'''
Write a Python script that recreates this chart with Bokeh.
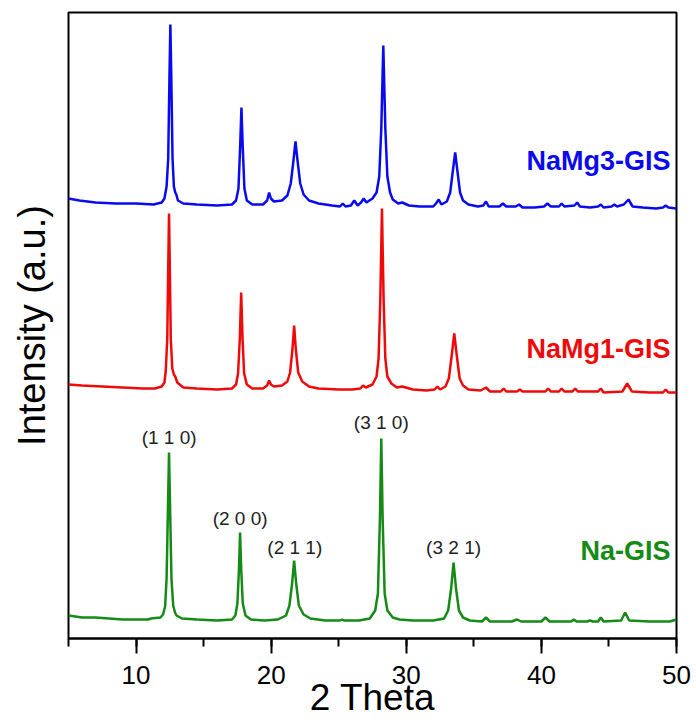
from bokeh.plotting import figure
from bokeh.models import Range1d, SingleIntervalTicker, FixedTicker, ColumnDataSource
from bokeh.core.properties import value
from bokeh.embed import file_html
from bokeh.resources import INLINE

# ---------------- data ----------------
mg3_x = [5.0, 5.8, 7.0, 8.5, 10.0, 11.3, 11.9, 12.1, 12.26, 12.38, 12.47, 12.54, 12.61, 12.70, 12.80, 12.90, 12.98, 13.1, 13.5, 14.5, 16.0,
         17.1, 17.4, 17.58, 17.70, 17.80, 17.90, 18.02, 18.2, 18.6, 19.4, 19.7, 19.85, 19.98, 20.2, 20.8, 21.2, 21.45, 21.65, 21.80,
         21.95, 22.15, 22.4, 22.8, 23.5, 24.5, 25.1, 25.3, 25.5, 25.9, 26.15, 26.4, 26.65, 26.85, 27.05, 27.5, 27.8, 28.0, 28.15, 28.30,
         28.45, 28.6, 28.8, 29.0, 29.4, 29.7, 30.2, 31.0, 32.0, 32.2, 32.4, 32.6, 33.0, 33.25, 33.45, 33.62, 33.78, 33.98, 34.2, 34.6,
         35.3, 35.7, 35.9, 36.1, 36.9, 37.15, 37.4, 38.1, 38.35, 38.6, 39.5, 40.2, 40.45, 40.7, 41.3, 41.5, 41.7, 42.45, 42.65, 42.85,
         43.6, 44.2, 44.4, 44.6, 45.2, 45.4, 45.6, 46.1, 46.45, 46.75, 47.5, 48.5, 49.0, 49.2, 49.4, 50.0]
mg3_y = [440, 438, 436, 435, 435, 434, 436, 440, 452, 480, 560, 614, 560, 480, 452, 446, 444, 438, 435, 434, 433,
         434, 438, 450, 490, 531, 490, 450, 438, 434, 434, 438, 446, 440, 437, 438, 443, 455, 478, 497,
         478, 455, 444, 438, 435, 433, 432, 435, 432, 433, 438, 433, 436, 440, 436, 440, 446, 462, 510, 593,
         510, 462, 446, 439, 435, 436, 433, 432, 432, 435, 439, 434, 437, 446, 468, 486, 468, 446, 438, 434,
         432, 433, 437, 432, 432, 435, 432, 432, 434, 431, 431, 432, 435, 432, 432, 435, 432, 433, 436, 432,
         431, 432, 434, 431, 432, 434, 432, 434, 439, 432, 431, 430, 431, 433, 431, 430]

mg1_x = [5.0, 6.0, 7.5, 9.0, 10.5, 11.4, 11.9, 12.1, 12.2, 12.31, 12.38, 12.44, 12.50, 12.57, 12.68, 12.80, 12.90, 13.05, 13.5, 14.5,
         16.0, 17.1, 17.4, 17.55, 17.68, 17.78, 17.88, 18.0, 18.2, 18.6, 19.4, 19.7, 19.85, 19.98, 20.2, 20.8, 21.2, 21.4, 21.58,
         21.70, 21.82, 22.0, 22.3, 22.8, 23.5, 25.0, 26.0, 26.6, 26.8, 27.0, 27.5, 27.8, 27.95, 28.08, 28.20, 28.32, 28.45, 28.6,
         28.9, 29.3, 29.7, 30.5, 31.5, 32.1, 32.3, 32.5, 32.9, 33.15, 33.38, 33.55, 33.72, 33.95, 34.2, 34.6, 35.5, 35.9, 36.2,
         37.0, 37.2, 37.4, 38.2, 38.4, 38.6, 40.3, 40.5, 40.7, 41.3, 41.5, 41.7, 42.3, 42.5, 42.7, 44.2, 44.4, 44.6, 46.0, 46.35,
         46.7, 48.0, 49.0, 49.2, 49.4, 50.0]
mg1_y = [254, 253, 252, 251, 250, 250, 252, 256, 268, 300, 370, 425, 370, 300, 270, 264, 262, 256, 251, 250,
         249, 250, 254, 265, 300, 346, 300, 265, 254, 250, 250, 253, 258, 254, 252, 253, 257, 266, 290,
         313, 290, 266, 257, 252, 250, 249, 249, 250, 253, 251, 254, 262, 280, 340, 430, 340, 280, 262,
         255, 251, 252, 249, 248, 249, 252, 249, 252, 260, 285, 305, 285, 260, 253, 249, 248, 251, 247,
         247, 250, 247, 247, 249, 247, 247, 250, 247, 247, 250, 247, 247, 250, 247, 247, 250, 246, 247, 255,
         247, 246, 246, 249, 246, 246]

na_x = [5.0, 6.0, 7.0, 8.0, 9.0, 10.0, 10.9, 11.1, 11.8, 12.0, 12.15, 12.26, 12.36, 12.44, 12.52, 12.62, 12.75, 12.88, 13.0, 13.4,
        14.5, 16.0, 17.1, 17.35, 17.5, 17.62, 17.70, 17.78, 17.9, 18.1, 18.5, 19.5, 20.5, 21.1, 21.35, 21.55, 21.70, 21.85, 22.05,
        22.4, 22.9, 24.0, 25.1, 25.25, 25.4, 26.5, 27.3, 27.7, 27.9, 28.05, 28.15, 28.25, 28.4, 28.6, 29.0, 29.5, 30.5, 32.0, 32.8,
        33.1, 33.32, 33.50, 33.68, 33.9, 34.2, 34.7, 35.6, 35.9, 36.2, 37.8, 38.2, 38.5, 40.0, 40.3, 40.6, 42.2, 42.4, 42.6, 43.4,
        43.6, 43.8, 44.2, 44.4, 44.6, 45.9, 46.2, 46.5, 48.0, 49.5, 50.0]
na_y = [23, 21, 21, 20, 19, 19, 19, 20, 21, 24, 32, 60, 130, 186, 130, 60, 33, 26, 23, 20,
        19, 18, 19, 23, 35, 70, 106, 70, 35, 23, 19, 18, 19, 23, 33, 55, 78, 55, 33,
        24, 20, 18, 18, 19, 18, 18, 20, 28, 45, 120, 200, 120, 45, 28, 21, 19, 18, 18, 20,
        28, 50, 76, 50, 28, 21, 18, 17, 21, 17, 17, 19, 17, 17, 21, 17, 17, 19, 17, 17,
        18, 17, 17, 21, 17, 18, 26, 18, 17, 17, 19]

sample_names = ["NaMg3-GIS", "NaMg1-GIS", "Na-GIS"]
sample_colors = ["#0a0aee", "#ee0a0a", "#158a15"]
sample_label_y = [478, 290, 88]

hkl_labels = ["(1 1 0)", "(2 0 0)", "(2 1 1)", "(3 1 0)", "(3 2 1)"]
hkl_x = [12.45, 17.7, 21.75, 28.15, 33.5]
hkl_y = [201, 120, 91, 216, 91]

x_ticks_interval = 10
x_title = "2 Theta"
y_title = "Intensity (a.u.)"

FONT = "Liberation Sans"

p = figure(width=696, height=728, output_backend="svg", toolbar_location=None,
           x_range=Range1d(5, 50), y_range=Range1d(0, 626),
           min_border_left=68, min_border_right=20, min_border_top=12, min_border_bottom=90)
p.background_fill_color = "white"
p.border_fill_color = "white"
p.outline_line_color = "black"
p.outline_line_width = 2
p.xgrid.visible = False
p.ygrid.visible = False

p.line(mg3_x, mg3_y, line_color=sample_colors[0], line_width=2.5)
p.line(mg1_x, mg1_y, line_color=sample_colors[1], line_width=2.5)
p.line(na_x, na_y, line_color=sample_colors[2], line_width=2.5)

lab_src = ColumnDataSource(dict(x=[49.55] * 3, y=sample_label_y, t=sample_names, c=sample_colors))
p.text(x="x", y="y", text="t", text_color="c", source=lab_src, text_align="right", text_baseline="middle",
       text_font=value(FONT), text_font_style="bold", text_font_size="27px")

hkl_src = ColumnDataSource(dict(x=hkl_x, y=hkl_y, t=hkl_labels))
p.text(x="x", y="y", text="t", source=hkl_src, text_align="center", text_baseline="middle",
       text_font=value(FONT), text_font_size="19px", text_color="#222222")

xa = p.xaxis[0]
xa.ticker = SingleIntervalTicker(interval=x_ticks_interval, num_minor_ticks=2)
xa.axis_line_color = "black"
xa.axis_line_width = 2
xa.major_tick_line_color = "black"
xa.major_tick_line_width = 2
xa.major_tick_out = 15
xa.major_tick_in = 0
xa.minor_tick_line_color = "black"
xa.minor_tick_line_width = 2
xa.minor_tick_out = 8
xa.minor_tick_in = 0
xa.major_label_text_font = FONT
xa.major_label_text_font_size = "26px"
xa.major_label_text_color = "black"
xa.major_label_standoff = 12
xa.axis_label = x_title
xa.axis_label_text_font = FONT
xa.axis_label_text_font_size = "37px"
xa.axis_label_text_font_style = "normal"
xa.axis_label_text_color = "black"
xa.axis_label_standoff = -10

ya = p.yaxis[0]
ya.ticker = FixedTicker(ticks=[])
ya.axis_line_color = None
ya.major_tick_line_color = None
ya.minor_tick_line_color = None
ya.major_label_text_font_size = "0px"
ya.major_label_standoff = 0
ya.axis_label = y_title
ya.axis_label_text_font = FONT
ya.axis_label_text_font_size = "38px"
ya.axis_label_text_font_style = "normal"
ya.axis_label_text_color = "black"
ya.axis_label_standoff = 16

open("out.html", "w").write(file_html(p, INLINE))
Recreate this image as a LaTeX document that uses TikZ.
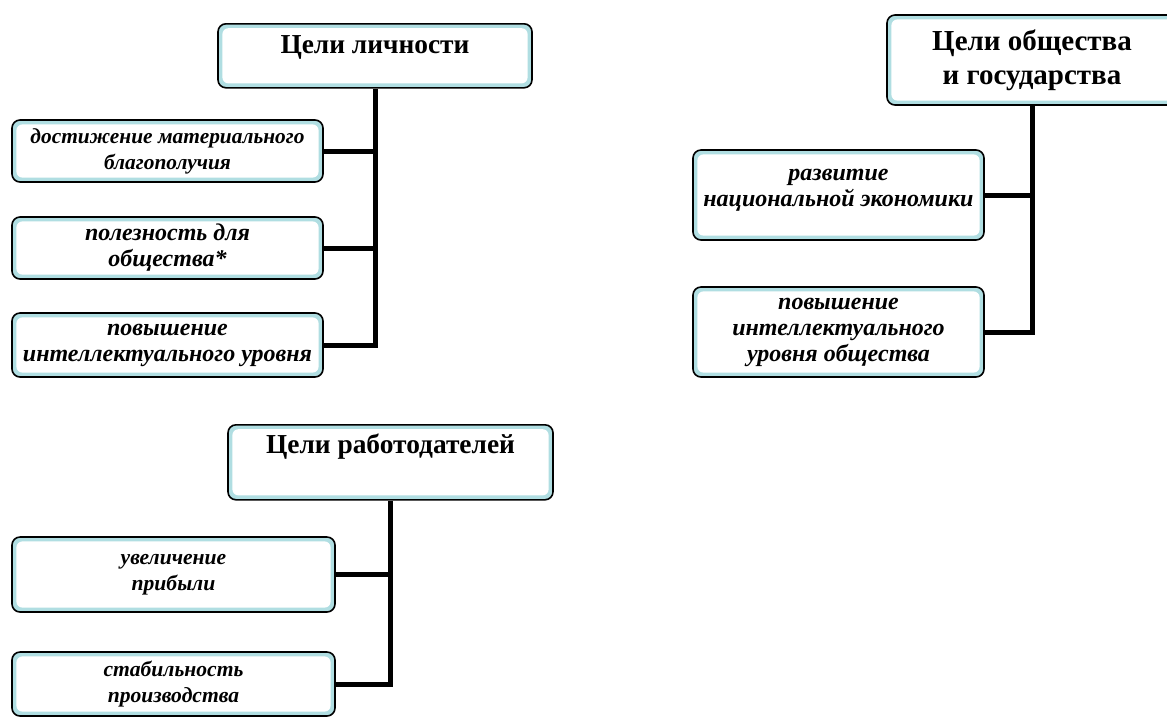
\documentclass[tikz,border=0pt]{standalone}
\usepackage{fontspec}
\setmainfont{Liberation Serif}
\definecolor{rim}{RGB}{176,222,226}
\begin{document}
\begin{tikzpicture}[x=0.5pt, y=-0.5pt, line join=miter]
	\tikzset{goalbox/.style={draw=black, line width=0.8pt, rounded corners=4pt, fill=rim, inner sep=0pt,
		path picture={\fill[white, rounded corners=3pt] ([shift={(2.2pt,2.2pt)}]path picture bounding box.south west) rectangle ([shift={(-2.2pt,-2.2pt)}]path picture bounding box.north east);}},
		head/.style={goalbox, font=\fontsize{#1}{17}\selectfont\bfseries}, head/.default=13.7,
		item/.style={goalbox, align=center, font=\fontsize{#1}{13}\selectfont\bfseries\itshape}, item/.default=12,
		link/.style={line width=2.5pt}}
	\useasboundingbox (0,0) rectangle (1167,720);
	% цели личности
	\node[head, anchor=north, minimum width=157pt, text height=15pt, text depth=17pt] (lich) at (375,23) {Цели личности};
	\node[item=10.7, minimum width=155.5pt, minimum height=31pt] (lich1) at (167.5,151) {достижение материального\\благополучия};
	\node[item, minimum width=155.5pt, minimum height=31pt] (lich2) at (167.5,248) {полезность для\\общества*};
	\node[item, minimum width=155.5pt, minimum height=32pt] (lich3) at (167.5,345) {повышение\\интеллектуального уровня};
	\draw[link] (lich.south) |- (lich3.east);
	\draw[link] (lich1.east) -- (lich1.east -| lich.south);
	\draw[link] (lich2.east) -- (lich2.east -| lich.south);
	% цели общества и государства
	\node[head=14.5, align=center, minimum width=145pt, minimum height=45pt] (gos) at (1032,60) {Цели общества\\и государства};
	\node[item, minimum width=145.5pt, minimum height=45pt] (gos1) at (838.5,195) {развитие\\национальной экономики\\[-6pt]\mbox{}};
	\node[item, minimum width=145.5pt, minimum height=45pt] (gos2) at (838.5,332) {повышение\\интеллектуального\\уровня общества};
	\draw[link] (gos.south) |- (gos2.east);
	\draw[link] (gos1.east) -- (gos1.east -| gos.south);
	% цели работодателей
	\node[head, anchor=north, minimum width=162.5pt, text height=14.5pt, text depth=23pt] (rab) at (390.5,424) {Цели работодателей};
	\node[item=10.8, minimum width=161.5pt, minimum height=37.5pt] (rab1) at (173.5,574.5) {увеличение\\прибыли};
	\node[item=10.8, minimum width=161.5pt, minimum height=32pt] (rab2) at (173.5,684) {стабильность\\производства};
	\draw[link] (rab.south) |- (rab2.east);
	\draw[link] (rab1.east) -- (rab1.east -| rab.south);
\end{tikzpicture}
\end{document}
'''
# [THE TASK]
Emit the lines of the material exactly, from its first line to the line containing "from bokeh.resources import INLINE", inclusive; leave every picture out.

# [SOLUTION TO THE EXERCISE]
Write a Python script that recreates this chart with Bokeh.
from bokeh.plotting import figure
from bokeh.models import Range1d, SingleIntervalTicker, FixedTicker, ColumnDataSource
from bokeh.core.properties import value
from bokeh.embed import file_html
from bokeh.resources import INLINE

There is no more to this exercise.